**SUPPLIED MATERIAL:**
......
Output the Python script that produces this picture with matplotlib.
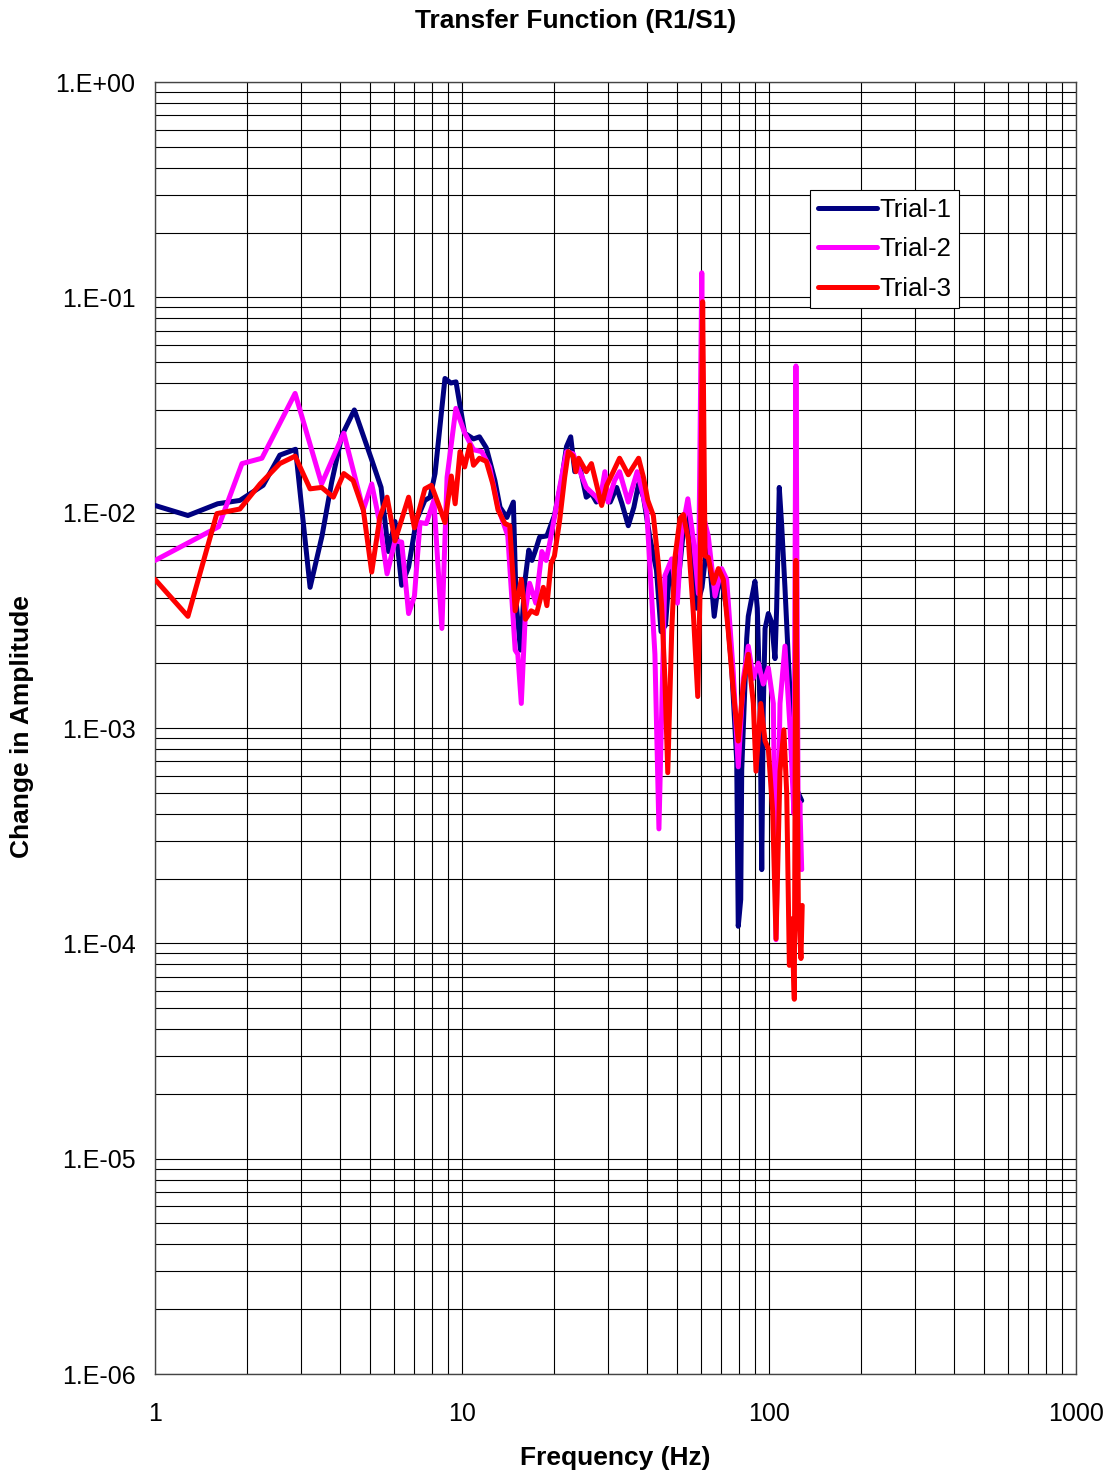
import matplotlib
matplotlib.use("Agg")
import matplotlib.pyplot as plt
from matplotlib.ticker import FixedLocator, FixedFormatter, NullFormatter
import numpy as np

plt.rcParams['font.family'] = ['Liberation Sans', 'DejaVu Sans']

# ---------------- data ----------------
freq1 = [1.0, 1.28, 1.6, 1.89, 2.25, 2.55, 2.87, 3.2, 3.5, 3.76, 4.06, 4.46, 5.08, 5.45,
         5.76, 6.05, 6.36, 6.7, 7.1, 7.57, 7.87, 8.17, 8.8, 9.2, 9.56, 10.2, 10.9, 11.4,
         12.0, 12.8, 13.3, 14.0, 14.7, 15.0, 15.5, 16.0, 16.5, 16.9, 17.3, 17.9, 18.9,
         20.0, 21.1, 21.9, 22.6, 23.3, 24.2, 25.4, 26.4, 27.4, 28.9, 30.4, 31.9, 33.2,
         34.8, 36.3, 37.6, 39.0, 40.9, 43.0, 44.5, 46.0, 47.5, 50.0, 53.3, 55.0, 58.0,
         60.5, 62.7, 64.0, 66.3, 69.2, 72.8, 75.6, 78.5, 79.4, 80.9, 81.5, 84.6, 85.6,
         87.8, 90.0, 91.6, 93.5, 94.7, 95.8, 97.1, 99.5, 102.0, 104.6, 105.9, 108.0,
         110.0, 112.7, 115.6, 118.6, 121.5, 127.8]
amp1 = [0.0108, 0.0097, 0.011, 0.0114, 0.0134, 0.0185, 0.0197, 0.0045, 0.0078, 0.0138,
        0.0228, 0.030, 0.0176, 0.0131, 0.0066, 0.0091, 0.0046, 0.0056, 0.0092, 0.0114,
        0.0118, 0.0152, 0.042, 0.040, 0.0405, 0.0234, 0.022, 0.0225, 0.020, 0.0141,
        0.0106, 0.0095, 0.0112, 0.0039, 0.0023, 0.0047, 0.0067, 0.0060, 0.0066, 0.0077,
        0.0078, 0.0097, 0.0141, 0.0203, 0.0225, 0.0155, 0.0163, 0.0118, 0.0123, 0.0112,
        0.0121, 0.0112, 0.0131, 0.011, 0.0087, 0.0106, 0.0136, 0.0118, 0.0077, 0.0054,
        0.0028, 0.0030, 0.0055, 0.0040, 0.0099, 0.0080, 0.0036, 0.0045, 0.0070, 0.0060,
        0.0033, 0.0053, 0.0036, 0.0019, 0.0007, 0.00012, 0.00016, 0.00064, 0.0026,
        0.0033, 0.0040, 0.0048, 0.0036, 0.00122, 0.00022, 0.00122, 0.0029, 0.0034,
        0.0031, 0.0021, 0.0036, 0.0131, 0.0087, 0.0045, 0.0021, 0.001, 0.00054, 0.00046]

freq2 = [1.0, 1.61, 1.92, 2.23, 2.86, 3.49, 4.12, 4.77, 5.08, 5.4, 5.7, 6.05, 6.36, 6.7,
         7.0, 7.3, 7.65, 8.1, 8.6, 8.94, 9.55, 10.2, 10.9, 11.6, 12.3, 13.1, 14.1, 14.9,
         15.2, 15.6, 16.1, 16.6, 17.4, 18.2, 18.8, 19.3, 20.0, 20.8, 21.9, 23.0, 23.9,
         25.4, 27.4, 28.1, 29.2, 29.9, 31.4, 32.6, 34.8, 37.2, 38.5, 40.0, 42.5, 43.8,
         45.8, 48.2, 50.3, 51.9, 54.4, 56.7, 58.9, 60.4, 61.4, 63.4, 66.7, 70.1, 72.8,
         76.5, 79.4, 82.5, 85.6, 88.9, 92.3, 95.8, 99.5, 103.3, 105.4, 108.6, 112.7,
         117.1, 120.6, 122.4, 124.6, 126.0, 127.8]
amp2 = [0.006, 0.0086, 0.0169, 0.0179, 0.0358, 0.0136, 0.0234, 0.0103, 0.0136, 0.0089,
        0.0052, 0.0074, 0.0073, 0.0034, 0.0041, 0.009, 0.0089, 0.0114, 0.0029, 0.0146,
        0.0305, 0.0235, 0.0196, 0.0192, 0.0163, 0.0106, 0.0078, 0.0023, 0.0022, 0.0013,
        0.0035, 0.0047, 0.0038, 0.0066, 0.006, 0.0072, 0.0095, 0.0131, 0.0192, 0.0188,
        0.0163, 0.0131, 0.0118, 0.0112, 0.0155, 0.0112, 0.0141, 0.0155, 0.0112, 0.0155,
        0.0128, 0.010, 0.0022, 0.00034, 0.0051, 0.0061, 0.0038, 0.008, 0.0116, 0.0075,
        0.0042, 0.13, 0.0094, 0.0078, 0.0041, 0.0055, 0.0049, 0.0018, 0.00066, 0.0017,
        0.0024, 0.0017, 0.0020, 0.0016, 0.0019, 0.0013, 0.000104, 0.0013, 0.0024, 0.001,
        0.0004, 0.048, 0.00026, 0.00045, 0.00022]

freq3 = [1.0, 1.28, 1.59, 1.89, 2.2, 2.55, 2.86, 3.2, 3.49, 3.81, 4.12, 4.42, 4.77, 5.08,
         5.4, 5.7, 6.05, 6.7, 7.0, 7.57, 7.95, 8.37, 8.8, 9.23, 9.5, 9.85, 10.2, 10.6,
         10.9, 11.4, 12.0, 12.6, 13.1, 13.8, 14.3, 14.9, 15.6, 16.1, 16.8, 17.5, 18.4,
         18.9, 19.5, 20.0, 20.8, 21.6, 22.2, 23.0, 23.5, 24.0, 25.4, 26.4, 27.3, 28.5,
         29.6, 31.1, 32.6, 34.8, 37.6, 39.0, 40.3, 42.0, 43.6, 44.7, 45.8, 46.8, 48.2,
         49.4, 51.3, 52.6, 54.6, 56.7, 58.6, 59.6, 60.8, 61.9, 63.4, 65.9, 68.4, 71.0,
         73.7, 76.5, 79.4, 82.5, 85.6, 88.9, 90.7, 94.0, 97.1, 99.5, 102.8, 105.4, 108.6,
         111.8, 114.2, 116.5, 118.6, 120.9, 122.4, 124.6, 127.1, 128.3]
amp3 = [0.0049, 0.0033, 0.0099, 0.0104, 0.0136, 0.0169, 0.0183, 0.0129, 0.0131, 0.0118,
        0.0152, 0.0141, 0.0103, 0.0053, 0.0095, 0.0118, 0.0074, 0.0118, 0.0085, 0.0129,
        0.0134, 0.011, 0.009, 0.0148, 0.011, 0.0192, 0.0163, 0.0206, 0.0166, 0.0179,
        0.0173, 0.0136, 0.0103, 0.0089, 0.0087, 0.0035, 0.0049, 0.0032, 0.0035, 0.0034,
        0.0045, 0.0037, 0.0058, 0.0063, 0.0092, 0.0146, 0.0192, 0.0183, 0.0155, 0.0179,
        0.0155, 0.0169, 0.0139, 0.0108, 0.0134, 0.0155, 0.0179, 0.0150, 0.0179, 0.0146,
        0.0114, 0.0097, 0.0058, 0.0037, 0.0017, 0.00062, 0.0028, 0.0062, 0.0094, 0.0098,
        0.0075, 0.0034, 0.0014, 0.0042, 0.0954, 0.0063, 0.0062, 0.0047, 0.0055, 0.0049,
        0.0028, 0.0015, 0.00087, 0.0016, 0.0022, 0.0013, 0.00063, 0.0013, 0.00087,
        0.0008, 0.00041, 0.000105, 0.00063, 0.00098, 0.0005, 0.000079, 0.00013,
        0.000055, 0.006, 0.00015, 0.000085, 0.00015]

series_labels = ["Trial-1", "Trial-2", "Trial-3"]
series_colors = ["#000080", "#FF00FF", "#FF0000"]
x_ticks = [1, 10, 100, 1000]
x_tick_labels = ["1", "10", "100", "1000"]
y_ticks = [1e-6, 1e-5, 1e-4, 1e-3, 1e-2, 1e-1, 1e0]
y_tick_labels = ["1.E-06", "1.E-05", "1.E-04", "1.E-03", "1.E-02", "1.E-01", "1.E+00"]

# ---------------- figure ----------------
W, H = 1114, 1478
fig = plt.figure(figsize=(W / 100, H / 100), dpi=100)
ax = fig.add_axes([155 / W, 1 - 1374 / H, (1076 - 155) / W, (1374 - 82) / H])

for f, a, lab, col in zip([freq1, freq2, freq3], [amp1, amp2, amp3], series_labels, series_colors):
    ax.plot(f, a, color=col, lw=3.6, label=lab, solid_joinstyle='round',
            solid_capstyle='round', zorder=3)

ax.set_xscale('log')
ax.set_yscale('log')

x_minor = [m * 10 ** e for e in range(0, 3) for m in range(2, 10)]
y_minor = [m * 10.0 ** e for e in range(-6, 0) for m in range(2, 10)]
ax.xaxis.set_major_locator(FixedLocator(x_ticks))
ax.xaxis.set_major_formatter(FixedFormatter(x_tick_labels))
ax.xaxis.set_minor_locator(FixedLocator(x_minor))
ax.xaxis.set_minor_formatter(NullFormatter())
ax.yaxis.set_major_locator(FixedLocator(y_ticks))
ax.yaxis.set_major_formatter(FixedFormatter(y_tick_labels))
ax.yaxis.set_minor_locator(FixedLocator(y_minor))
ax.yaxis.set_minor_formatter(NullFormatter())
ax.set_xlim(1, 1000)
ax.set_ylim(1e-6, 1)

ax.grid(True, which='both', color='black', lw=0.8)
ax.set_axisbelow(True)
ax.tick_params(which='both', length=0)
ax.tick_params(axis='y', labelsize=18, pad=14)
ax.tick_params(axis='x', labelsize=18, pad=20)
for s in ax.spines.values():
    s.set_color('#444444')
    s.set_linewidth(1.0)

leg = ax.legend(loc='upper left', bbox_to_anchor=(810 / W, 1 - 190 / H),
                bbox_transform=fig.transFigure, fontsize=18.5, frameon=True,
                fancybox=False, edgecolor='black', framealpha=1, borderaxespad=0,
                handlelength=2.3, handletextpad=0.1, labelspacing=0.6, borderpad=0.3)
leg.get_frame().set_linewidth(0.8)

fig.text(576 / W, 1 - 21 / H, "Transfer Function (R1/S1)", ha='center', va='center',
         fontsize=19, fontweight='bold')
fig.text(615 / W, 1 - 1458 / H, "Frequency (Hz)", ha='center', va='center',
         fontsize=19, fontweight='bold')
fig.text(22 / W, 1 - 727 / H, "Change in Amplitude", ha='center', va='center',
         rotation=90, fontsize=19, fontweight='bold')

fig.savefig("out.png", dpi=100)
......
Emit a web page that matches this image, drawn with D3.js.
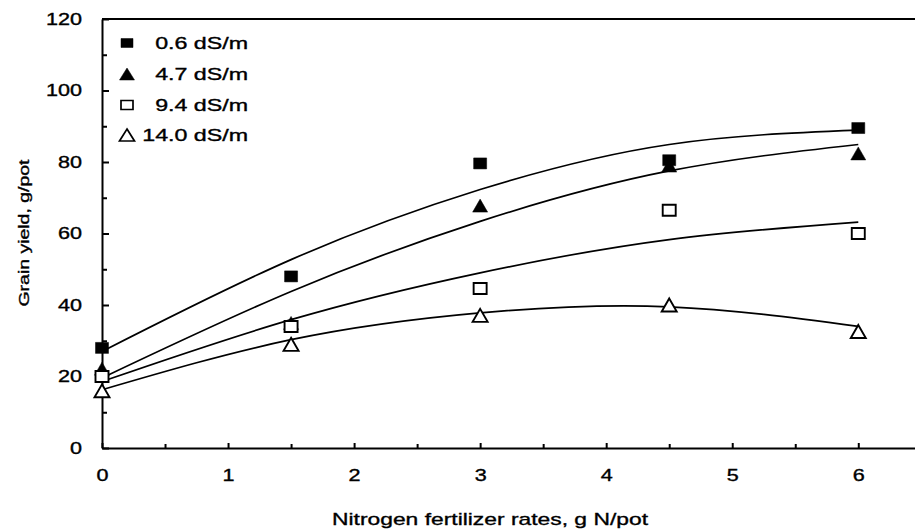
......
**JOB:**
Without the pictures, give again exactly the lines above starting at the line containing "Output the Python" and ending at the line containing "plt.rcParams['font.family'] = ['Liberation".

**OUTPUT FOR THIS EXERCISE:**
Output the Python script that produces this picture with matplotlib.
import matplotlib
matplotlib.use("Agg")
import matplotlib.pyplot as plt
from matplotlib.ticker import FixedLocator, FixedFormatter, NullFormatter
import numpy as np

plt.rcParams['font.family'] = ['Liberation Sans', 'DejaVu Sans']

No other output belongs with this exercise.